The machine must also support NFS. Export the CD-ROM file system via NFS.
You will need to have nameservices configured, or know the NFS server's IP
address, and the path to the exported CD-ROM.
- FTP
-
For an FTP install, you must have a boot disk and supplemental disk.
You will need to have a valid nameserver configured or
the IP address of the FTP server you will be using. You will also
need the path to the root of the Red Hat directory on the FTP site.
- Hard Drive
-
To install Red Hat from a hard drive you will need the same boot
and supplemental disks used by the FTP install. You must first create a
RedHat directory at the top level of your directory tree. Everything
you will install should be placed in that directory. First copy the
base subdirectory, then copy the packages
you want to install to another subdirectory called RPMS.

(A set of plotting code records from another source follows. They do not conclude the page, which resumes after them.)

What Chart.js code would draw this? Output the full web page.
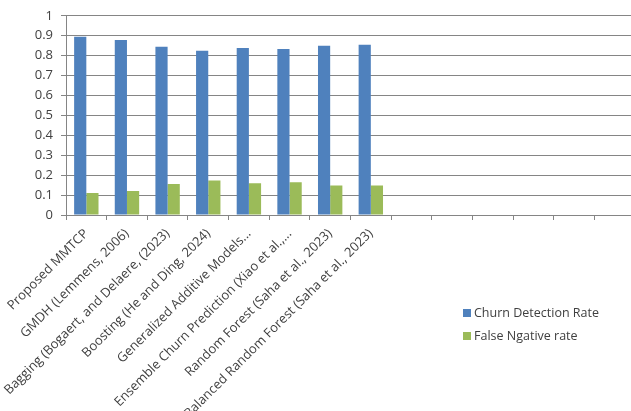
<!DOCTYPE html>
<html>
<head>
<meta charset="utf-8">
<script src="https://cdn.jsdelivr.net/npm/chart.js@4/dist/chart.umd.min.js"></script>
<style>
  html, body { margin: 0; padding: 0; background: #fff; overflow: hidden; }
  #wrap { width: 631px; height: 411px; overflow: hidden; }
</style>
</head>
<body>
<div id="wrap"><canvas id="churnChart" width="635" height="411"></canvas></div>
<script>
// Churn model comparison
const categories = [
  'Proposed MMTCP',
  'GMDH (Lemmens, 2006)',
  'Bagging (Bogaert, and Delaere, (2023)',
  'Boosting (He and Ding, 2024)',
  'Generalized Additive Models...',
  'Ensemble Churn Prediction (Xiao et al.,...',
  'Random Forest (Saha et al., 2023)',
  'Balanced Random Forest (Saha et al., 2023)',
  '', '', '', '', '', ''
];
const detectionRate = [0.895, 0.878, 0.845, 0.825, 0.838, 0.833, 0.85, 0.855, null, null, null, null, null, null];
const falseNegativeRate = [0.11, 0.12, 0.155, 0.173, 0.16, 0.165, 0.148, 0.148, null, null, null, null, null, null];
const yTicks = [0, 0.1, 0.2, 0.3, 0.4, 0.5, 0.6, 0.7, 0.8, 0.9, 1];

const gridColor = '#858585';
const textColor = '#404040';

// legend drawn by hand, off to the right under the plot
const sideLegend = {
  id: 'sideLegend',
  afterDraw(chart) {
    const c = chart.ctx;
    c.save();
    c.font = '12.5px "Open Sans"';
    c.textBaseline = 'middle';
    chart.data.datasets.forEach((ds, i) => {
      const y = 313 + i * 23;
      c.fillStyle = ds.backgroundColor;
      c.fillRect(463, y - 4, 8, 8);
      c.fillStyle = textColor;
      c.fillText(ds.label, 474, y);
    });
    c.restore();
  }
};

const ctx = document.getElementById('churnChart').getContext('2d');
const churnChart = new Chart(ctx, {
  type: 'bar',
  data: {
    labels: categories,
    datasets: [
      {
        label: 'Churn Detection Rate',
        data: detectionRate,
        backgroundColor: '#4F81BD',
        borderWidth: 0
      },
      {
        label: 'False Ngative rate',
        data: falseNegativeRate,
        backgroundColor: '#9BBB59',
        borderWidth: 0
      }
    ]
  },
  options: {
    responsive: false,
    devicePixelRatio: 1,
    animation: false,
    layout: { padding: { top: 15, right: 0, left: 0, bottom: 0 } },
    plugins: {
      legend: { display: false },
      tooltip: { enabled: false }
    },
    datasets: {
      bar: { categoryPercentage: 0.6, barPercentage: 1.0 }
    },
    scales: {
      x: {
        grid: {
          offset: true,
          drawOnChartArea: false,
          color: gridColor,
          tickLength: 5
        },
        border: { color: gridColor },
        ticks: {
          autoSkip: false,
          maxRotation: 45,
          minRotation: 45,
          padding: 6,
          color: textColor,
          font: { family: '"Open Sans"', size: 13 }
        },
        afterFit(scale) { scale.height = 196; }
      },
      y: {
        min: 0,
        max: 1,
        afterBuildTicks(scale) { scale.ticks = yTicks.map(v => ({ value: v })); },
        grid: { color: gridColor, tickLength: 5 },
        border: { color: gridColor },
        ticks: {
          padding: 8,
          color: textColor,
          font: { family: '"Open Sans"', size: 13 },
          callback: v => String(Math.round(v * 10) / 10)
        },
        afterFit(scale) { scale.width = 66; }
      }
    }
  },
  plugins: [sideLegend]
});
</script>
</body>
</html>
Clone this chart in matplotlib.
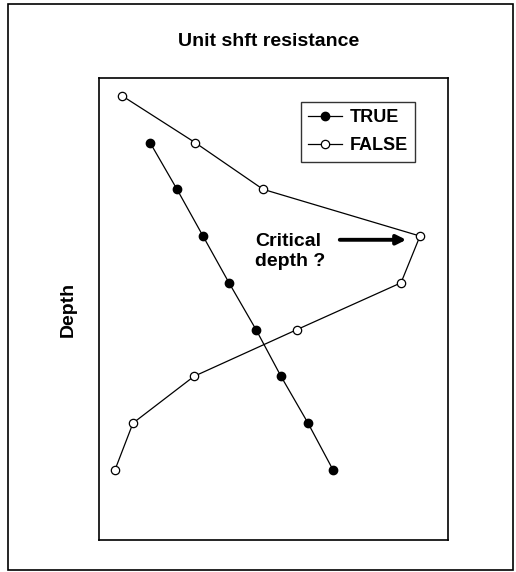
import matplotlib.pyplot as plt
from matplotlib.patches import Rectangle

plt.rcParams['font.family'] = ['Liberation Sans', 'DejaVu Sans']

# depth levels (0 = top of pile) and unit shaft resistance (arbitrary units)
depth_false = [0, 1, 2, 3, 4, 5, 6, 7, 8]
res_false = [2.3, 9.6, 16.4, 32.1, 30.2, 19.8, 9.5, 3.4, 1.6]
depth_true = [1, 2, 3, 4, 5, 6, 7, 8]
res_true = [5.1, 7.8, 10.4, 13.0, 15.7, 18.2, 20.9, 23.4]

fig = plt.figure(figsize=(5.16, 5.72), dpi=100)
ax = fig.add_axes([99/516, 1 - 540/572, 349/516, 462/572])

ax.plot(res_true, depth_true, '-o', color='black', lw=0.9,
        markersize=6, markerfacecolor='black', label='TRUE')
ax.plot(res_false, depth_false, '-o', color='black', lw=0.9,
        markersize=6, markerfacecolor='white', markeredgewidth=0.9, label='FALSE')

ax.set_xlim(0, 34.9)
ax.set_ylim(9.5, -0.38)
ax.set_xticks([])
ax.set_yticks([])
for s in ax.spines.values():
    s.set_linewidth(1.2)

ax.set_ylabel('Depth', fontsize=14, fontweight='bold', labelpad=16)
fig.text(269/516, 1 - 42/572, 'Unit shft resistance', ha='center', va='center',
         fontsize=14, fontweight='bold')

leg = ax.legend(loc='upper right', bbox_to_anchor=(0.905, 0.948),
                prop={'weight': 'bold', 'size': 13}, frameon=True, fancybox=False,
                handlelength=1.9, handletextpad=0.4, borderpad=0.4, labelspacing=0.62,
                borderaxespad=0)
leg.get_frame().set_edgecolor('black')
leg.get_frame().set_linewidth(1.0)

ax.annotate('', xy=(31.0, 3.08), xytext=(23.8, 3.08),
            arrowprops=dict(arrowstyle='-|>', color='black', lw=2.8, mutation_scale=14))
ax.text(15.6, 3.33, 'Critical\ndepth ?', fontsize=14, fontweight='bold',
        ha='left', va='center', linespacing=1.25)

fig.patches.append(Rectangle((8/516, 1 - 570/572), 505/516, 566/572,
                             transform=fig.transFigure, fill=False,
                             edgecolor='black', lw=1.2))

fig.savefig('out.png', dpi=100)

You can use available space on an
existing DOS partition or a Linux partition that is not required in the
install procedure (for example, a partition that would be used for data
storage on the installed system).
If you are using a DOS filesystem you will not be able to
use the full Linux filenames for the rpm packages. The RPM
utility does not care what the filenames look like, but it is a good idea
that you keep track of them so you will know what you are installing.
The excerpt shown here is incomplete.